-- BEGIN Material for the task --
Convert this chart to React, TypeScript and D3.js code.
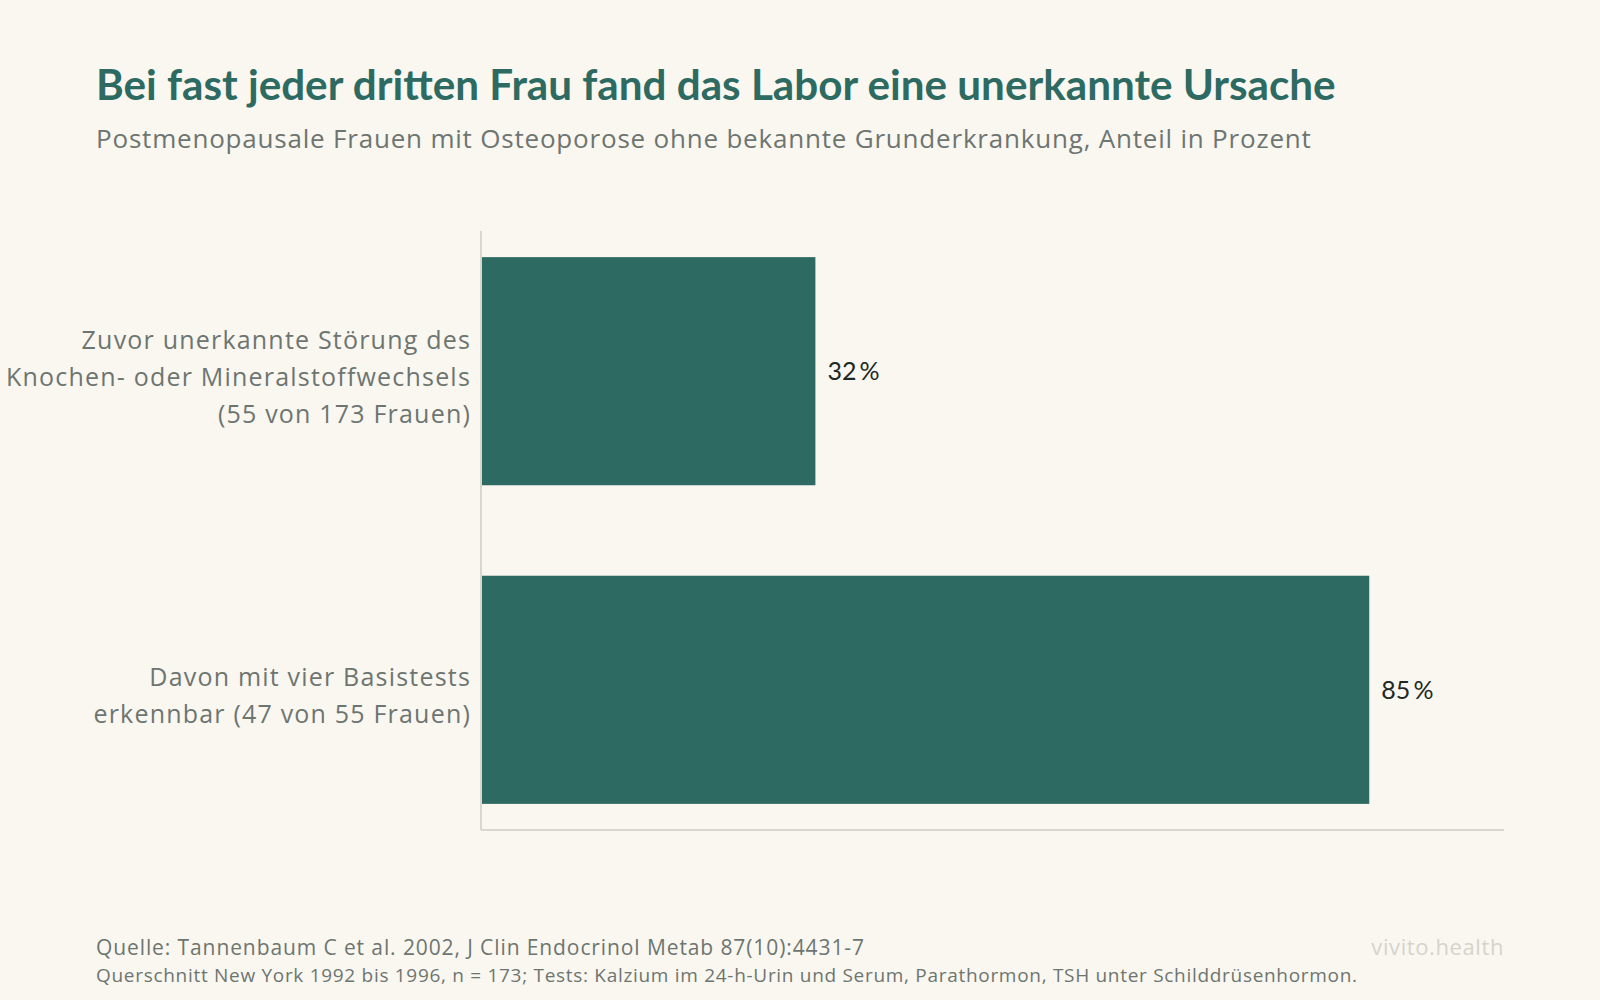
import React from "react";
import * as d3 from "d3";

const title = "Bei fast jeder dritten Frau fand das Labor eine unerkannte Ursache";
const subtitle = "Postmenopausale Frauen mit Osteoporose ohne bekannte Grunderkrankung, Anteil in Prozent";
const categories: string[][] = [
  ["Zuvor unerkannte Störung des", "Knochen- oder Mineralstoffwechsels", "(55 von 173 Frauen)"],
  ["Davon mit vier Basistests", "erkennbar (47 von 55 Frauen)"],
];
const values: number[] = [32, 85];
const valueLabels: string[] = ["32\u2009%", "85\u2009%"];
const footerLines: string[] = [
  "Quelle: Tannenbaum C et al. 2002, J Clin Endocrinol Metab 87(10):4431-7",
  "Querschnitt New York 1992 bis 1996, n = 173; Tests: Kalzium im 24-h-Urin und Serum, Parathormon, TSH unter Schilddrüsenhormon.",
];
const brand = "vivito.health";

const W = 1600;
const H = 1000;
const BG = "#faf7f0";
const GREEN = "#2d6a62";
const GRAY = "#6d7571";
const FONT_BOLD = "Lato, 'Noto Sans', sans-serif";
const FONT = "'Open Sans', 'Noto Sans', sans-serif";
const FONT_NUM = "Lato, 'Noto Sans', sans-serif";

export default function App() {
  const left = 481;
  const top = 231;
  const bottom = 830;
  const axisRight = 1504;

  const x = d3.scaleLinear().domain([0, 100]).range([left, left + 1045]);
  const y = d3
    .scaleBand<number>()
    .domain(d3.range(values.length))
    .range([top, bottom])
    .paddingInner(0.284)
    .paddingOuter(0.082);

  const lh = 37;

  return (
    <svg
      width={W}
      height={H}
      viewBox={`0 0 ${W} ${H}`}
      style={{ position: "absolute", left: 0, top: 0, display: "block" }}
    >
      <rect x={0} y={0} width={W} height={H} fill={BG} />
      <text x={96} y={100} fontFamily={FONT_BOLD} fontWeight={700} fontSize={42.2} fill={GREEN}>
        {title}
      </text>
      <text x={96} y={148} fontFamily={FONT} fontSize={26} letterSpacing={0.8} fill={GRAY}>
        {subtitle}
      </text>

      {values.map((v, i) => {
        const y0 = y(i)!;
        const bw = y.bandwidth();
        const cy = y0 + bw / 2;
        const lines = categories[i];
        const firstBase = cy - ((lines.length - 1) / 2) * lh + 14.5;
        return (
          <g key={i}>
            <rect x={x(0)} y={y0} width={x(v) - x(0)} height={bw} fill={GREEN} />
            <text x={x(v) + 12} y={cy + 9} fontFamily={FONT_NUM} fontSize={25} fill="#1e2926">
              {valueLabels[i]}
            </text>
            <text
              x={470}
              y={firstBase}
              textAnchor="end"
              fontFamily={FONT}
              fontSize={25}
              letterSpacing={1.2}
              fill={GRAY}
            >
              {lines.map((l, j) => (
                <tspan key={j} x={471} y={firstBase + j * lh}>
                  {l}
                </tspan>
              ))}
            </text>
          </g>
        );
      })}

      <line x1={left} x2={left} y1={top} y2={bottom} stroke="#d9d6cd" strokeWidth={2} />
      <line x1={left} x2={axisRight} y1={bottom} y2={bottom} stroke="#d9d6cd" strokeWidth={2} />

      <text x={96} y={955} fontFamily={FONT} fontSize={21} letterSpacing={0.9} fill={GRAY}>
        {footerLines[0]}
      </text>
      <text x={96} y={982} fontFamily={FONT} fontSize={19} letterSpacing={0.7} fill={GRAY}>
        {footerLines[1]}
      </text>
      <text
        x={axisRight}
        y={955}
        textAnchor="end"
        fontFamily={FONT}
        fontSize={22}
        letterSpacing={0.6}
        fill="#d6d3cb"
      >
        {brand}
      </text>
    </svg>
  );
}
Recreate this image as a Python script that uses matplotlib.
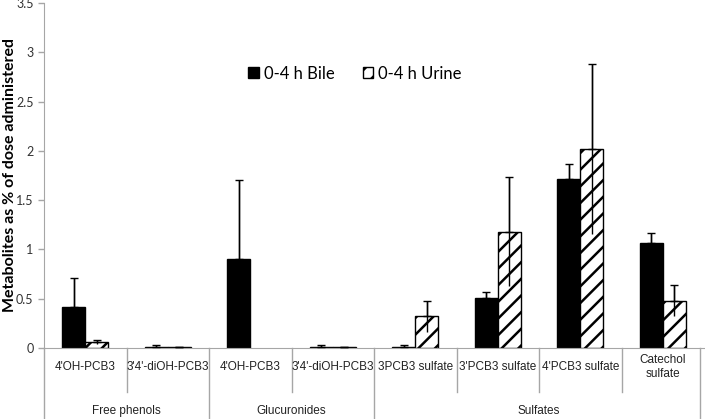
-- END Material for the task --
Requirements. Without any pictures, reproduce the lines from the first one in the material through the line that has "import * as", exactly as they appear.

Solution.
Convert this chart to React, TypeScript and D3.js code.
import React from "react";
import * as d3 from "d3";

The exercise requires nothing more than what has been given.